## [What is asked]
Copy the lines of the data below exactly, starting at the first and stopping after the line that contains "W, H = 712, 375"; include no pictures.

## [Collected data]
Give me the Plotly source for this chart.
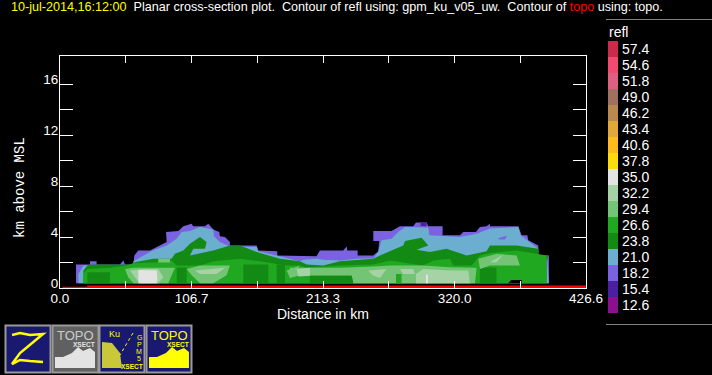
import plotly.graph_objects as go

W, H = 712, 375

legend_labels = ["12.6","15.4","18.2","21.0","23.8","26.6","29.4","32.2","35.0","37.8","40.6","43.4","46.2","49.0","51.8","54.6","57.4"]
legend_colors = ["#8a1090","#4a1fa0","#7b62e0","#6baed0","#138a13","#20a820","#74c476","#a6d3a6","#e3e3e3","#fcdc0c","#fdbb1e","#e0a838","#bb8850","#a07060","#dd6080","#f04a70","#cc2a4a"]
C_156,C_182,C_210,C_238,C_266,C_294,C_322,C_350 = legend_colors[1],legend_colors[2],legend_colors[3],legend_colors[4],legend_colors[5],legend_colors[6],legend_colors[7],legend_colors[8]

x_tick_vals = [0,53.3,106.7,160,213.3,266.6,320,373.3,426.6]
x_tick_text = ["0.0","","106.7","","213.3","","320.0","","426.6"]
y_tick_vals = [0,2,4,6,8,10,12,14,16]
y_tick_text = ["0","","4","","8","","12","","16"]

purple_x = [13,13,24.3,24.3,29.7,29.7,48.6,51.4,52.7,59.5,60.3,63.5,73,86.5,86,96,100,106.8,108,117.6,120.3,124.3,129.2,129.7,133.8,137.8,137.8,159.5,160.8,176.2,176.2,194.6,208.1,210.8,229.7,232.5,233,241.4,241.4,254.1,258.1,258.9,254.1,254.1,268.9,275.7,286.5,288.7,297.3,298.7,310.3,310.3,324.4,327.1,337.3,340.6,346,348.7,348.7,371.7,374.4,379,379.8,387.9,387.9,396.5,396.5]
purple_z = [.37,1.84,1.84,2.1,2.1,1.84,1.84,2.16,1.84,1.84,2.55,2.95,2.95,3.61,4.4,4.48,4.85,5.05,4.85,4.85,5.05,4.58,4.4,4.05,4,3.61,3.34,3.34,2.95,2.89,2.55,2.5,2.5,2.95,2.95,3.26,2.95,2.95,2.55,2.55,2.89,3.68,3.68,4.48,4.48,4.85,4.85,5.13,5.13,4.85,4.85,4.13,4.13,4.4,4.4,4.79,4.85,5.05,4.85,4.85,4.13,4.13,3.74,3.34,2.55,2.55,.37]
indigo_x = [292.5,297.3,297.3,292.5]
indigo_z = [4.85,4.85,5.13,5.13]
blue_x = [14.9,14.9,19,59.5,59.5,74.3,86.5,94.6,98.7,105.4,113.5,124.3,124.9,129.7,137.8,159.5,160.8,175.7,194.6,197.3,208.1,213.5,227,240.6,254.1,258.1,260.8,268.9,274.3,279.8,298.7,299.5,324.4,337.9,348.7,371.7,373.5,379,387.9,387.9,395.2,396.5]
blue_z = [.37,1.1,1.76,1.76,2.1,2.9,3.34,3.87,4.4,4.48,4.79,4.58,4.05,3.61,3.26,3.21,2.89,2.55,2.1,2.21,2.29,2.21,2.16,2.29,2.34,2.82,3.74,3.87,4.4,4.79,4.74,4.13,4,4.26,4.66,4.79,4.13,3.74,3.08,2.55,2.16,.37]
spot_x = [355.4,362.2,361,356]
spot_z = [3.9,4.1,3.8,3.8]
dark_x = [19,19,22.2,25.7,58.1,59.5,75.7,90.5,93.2,100,105.4,113.5,118.9,117.6,108.1,105.4,124.3,137.8,146,159.5,178.4,194.6,200,213.5,227,254.1,259.5,278.4,279.8,293.3,298.7,289.2,300,313.5,329.8,346,348.7,370.3,387.9,387.9,396.5,394.6,394.6]
dark_z = [.37,1.37,1.76,1.84,1.84,2,2.29,2.29,2.68,2.95,3.47,4,3.61,3.08,3.08,2.55,2.95,3.34,3.34,2.82,2.29,2.1,1.84,1.76,2.1,2.29,2.55,3.34,3.68,3.95,3.34,3,2.82,3.08,2.55,2.89,3.34,3.34,3.08,2.55,2.55,2.16,.37]
mid_x = [19,19,22.2,40.5,54,59.5,79.7,90.5,94.6,113.5,124.3,146,167.6,183.8,194.6,200,227,254,267.6,294.6,302.7,316.2,319,333.8,340.6,348.7,370.3,387.9,394.6,394.6]
mid_z = [.37,1.1,1.5,1.58,1.76,1.95,2.02,2.16,1.76,1.76,2.1,2.29,2.02,1.76,1.76,1.58,1.76,1.84,2.16,1.76,2.16,2.29,1.76,1.76,2.55,2.74,2.95,2.68,2.55,.37]

patch_boxes_x0 = [22.2,94.6,148.7,175.7,202.7,272.5,340.6]
patch_boxes_x1 = [40.5,102.7,169,182.5,237.9,277,354]
patch_boxes_z1 = [1.23,1.6,1.84,1.84,1,1.1,1.6]

light_a_x = [52.7,59.5,86.5,93.2,87.8,59.5,55.4]
light_a_z = [1.5,1.58,1.58,1.58,.37,.37,.84]
light_b_x = [102.7,113.5,137.8,135.1,124.3,113.5,106.8]
light_b_z = [1.5,1.76,1.76,1,.37,.37,1]
light_c_x = [183.8,194.6,186.5]
light_c_z = [1.37,1.76,.79]
light_band_x = [186.5,200,227,254,267.6,294.6,316.2,337.9,336.5,237.9,236.5,202.7,193.3,186.5]
light_band_z = [1.58,1.58,1.58,1.68,1.76,1.76,1.63,1.58,.37,.37,.97,.97,.97,.79]
light_d_x = [339.2,354.1,370.3,373,348.7,340.6]
light_d_z = [2.29,2.68,2.55,1.76,1.76,1.5]
light_e_x = [79.7,89.2,89.2,79.7]
light_e_z = [2,2,2.29,2.29]

pale_a_x = [56.8,67.6,79.7,83.8,79.7,64.9,60.8]
pale_a_z = [1.37,1.5,1.5,.84,.37,.37,.84]
pale_b_x = [109.5,127,133.8,127,113.5]
pale_b_z = [1.37,1.5,1.58,1.1,1.1]
pale_c_x = [191.9,202.7,202.7,193.3]
pale_c_z = [1.5,1.58,.97,.9]
pale_d_x = [250,264.9,259.5,254.1]
pale_d_z = [1.37,1.5,.79,.97]
pale_e_x = [275.7,286.5,287.9,278.4]
pale_e_z = [1.5,1.5,1.1,1.1]
pale_f_x = [288.7,294.6,316.2,331.1,332.5,288.7]
pale_f_z = [1.1,1.5,1.37,1.37,.37,.37]
pale_g_x = [348.7,359.5,354]
pale_g_z = [2.02,2.63,2.02]

white_a_x = [63.5,78.4,79,78.4,67.6,63.5]
white_a_z = [1.42,1.37,.79,.37,.37,.37]
white_b_x = [296.8,298.4,298.4,296.8]
white_b_z = [.37,.37,1.05,1.05]

notch_x = [363.5,366,374.4,374.4]
notch_z = [.37,.63,.63,.37]

topo_x = [2,22,22,426.6,426.6,2]
topo_z = [.09,.09,.2,.2,0,0]

fig = go.Figure()

def poly(x, z, color):
    fig.add_trace(go.Scatter(x=x, y=z, mode="lines", fill="toself", fillcolor=color,
                             line=dict(width=0, color=color), hoverinfo="skip", showlegend=False))

poly(purple_x, purple_z, C_182)
poly(indigo_x, indigo_z, C_156)
poly(blue_x, blue_z, C_210)
poly(spot_x, spot_z, C_182)
poly(dark_x, dark_z, C_238)
poly(mid_x, mid_z, C_266)
for a, b, t in zip(patch_boxes_x0, patch_boxes_x1, patch_boxes_z1):
    poly([a, b, b, a], [.37, .37, t, t], C_238)
for lx, lz in [(light_a_x,light_a_z),(light_b_x,light_b_z),(light_c_x,light_c_z),(light_band_x,light_band_z),(light_d_x,light_d_z),(light_e_x,light_e_z)]:
    poly(lx, lz, C_294)
poly([202.7,237.9,236.5,202.7],[.37,.37,.97,.97], C_238)
poly([272.5,277,277,272.5],[.37,.37,1.1,1.1], C_266)
for lx, lz in [(pale_a_x,pale_a_z),(pale_b_x,pale_b_z),(pale_c_x,pale_c_z),(pale_d_x,pale_d_z),(pale_e_x,pale_e_z),(pale_f_x,pale_f_z),(pale_g_x,pale_g_z)]:
    poly(lx, lz, C_322)
poly(white_a_x, white_a_z, C_350)
poly(white_b_x, white_b_z, C_350)
poly(notch_x, notch_z, "#000000")
poly(topo_x, topo_z, "#ff0000")

fig.add_trace(go.Bar(x=[1]*len(legend_labels), y=legend_labels, orientation="h", width=1,
                     marker=dict(color=legend_colors, line=dict(width=0)),
                     xaxis="x2", yaxis="y2", hoverinfo="skip", showlegend=False))

SANS = "Liberation Sans"
def px(v): return v / W
def py(v): return 1 - v / H
def path(pts, close=True):
    s = "M " + " L ".join(f"{px(a):.4f},{py(b):.4f}" for a, b in pts)
    return s + (" Z" if close else "")
def txt(x, y, s, size=12, color="#ffffff", family=SANS, xanchor="center", **kw):
    return dict(x=px(x), y=py(y), xref="paper", yref="paper", text=s, showarrow=False, yanchor="middle", xanchor=xanchor,
                borderpad=0, font=dict(family=family, size=size, color=color), **kw)

NAVY = "#191970"
shapes = [
    dict(type="line", xref="paper", yref="paper", x0=px(606), x1=1, y0=py(19.5), y1=py(19.5), line=dict(color="#808080", width=1)),
    dict(type="line", xref="paper", yref="paper", x0=px(606), x1=1, y0=py(324.5), y1=py(324.5), line=dict(color="#808080", width=1)),
]
for x0, x1, c in [(5.5,50.5,NAVY),(52.5,98.5,"#606060"),(99.5,144.5,NAVY),(146.5,191.5,NAVY)]:
    shapes.append(dict(type="rect", xref="paper", yref="paper", x0=px(x0), x1=px(x1), y0=py(325.5), y1=py(372.5),
                       fillcolor=c, line=dict(color="#9a9a9a", width=2)))
shapes.append(dict(type="path", xref="paper", yref="paper", path=path([(12,335),(20,333),(30,335),(43,334),(20,353),(12,364),(20,360),(30,361),(43,362)], False),
                   line=dict(color="#ffff00", width=2.5)))
mount = [(55,368),(55,357),(63,357),(72,353),(78,347),(83,351),(90,348),(95,352),(95,368)]
shapes.append(dict(type="path", xref="paper", yref="paper", path=path(mount), fillcolor="#e3e3e3", line=dict(width=0)))
shapes.append(dict(type="path", xref="paper", yref="paper", path=path([(a+94,b) for a,b in mount]), fillcolor="#ffff00", line=dict(width=0)))
shapes.append(dict(type="path", xref="paper", yref="paper", path=path([(102,368),(102,342),(112,343),(120,353),(122,368)]), fillcolor="#c8c83a", line=dict(width=0)))
shapes.append(dict(type="path", xref="paper", yref="paper", path=path([(133,333),(120,355)], False), line=dict(color="#ffff00", width=1, dash="dot")))

annotations = [
    txt(10, 7, '<span style="color:#ffff00">10-jul-2014,16:12:00</span>&nbsp;&nbsp;Planar cross-section plot.&nbsp;&nbsp;Contour of refl using: gpm_ku_v05_uw.&nbsp;&nbsp;Contour of <span style="color:#ff0000">topo</span> using: topo.', size=12.6, xanchor="left"),
    txt(323, 314, "Distance in km", size=14),
    txt(20, 188, "km above MSL", size=14, family="Liberation Mono", textangle=-90),
    txt(608, 32, "refl", size=14, xanchor="left"),
    txt(75, 335, "TOPO", size=13, color="#cccccc"),
    txt(84, 344, "<b>XSECT</b>", size=6.5, color="#e3e3e3"),
    txt(169, 335, "TOPO", size=13, color="#ffff00"),
    txt(178, 344, "<b>XSECT</b>", size=6.5, color="#ffff00"),
    txt(114, 334, "Ku", size=9, color="#ffff00"),
    txt(132, 366, "<b>XSECT</b>", size=6.5, color="#ffff00"),
    txt(139, 337, "G", size=7, color="#ffff00"),
    txt(139, 344, "P", size=7, color="#ffff00"),
    txt(139, 351, "M", size=7, color="#ffff00"),
    txt(139, 358, "5", size=7, color="#ffff00"),
]

tickfont = dict(family=SANS, size=13.5, color="#ffffff")
fig.update_layout(
    width=W, height=H, autosize=False, margin=dict(l=0, r=0, t=0, b=0, pad=0),
    paper_bgcolor="#000000", plot_bgcolor="#000000", showlegend=False, bargap=0,
    shapes=shapes, annotations=annotations,
    xaxis=dict(domain=[60/W, 586/W], range=[0, 426.6], tickmode="array", tickvals=x_tick_vals, ticktext=x_tick_text,
               showgrid=False, zeroline=False, showline=True, linecolor="#ffffff", linewidth=1, mirror="ticks", automargin=False,
               ticks="inside", ticklen=7, tickcolor="#ffffff", tickwidth=1, tickfont=tickfont, tickangle=0, ticklabelstandoff=-2),
    yaxis=dict(domain=[(H-288)/H, (H-56)/H], range=[0, 18.2], tickmode="array", tickvals=y_tick_vals, ticktext=y_tick_text,
               showgrid=False, zeroline=False, showline=True, linecolor="#ffffff", linewidth=1, mirror="ticks", automargin=False,
               ticks="inside", ticklen=13, tickcolor="#ffffff", tickwidth=1, tickfont=tickfont, ticklabelshift=-5, ticklabelstandoff=-2),
    xaxis2=dict(domain=[608/W, 618/W], range=[0, 1], anchor="y2", visible=False, fixedrange=True, automargin=False),
    yaxis2=dict(domain=[(H-313)/H, (H-41)/H], anchor="x2", side="right", type="category", showgrid=False, zeroline=False,
                showline=False, ticks="", automargin=False, tickmode="array", tickvals=legend_labels, ticktext=legend_labels,
                ticklabelstandoff=3, tickfont=dict(family=SANS, size=14, color="#ffffff")),
)
fig.write_html("out.html", config=dict(displayModeBar=False), post_script="document.body.style.margin='0';")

## [Solved exercise]
Give me the Plotly source for this chart.
import plotly.graph_objects as go

W, H = 712, 375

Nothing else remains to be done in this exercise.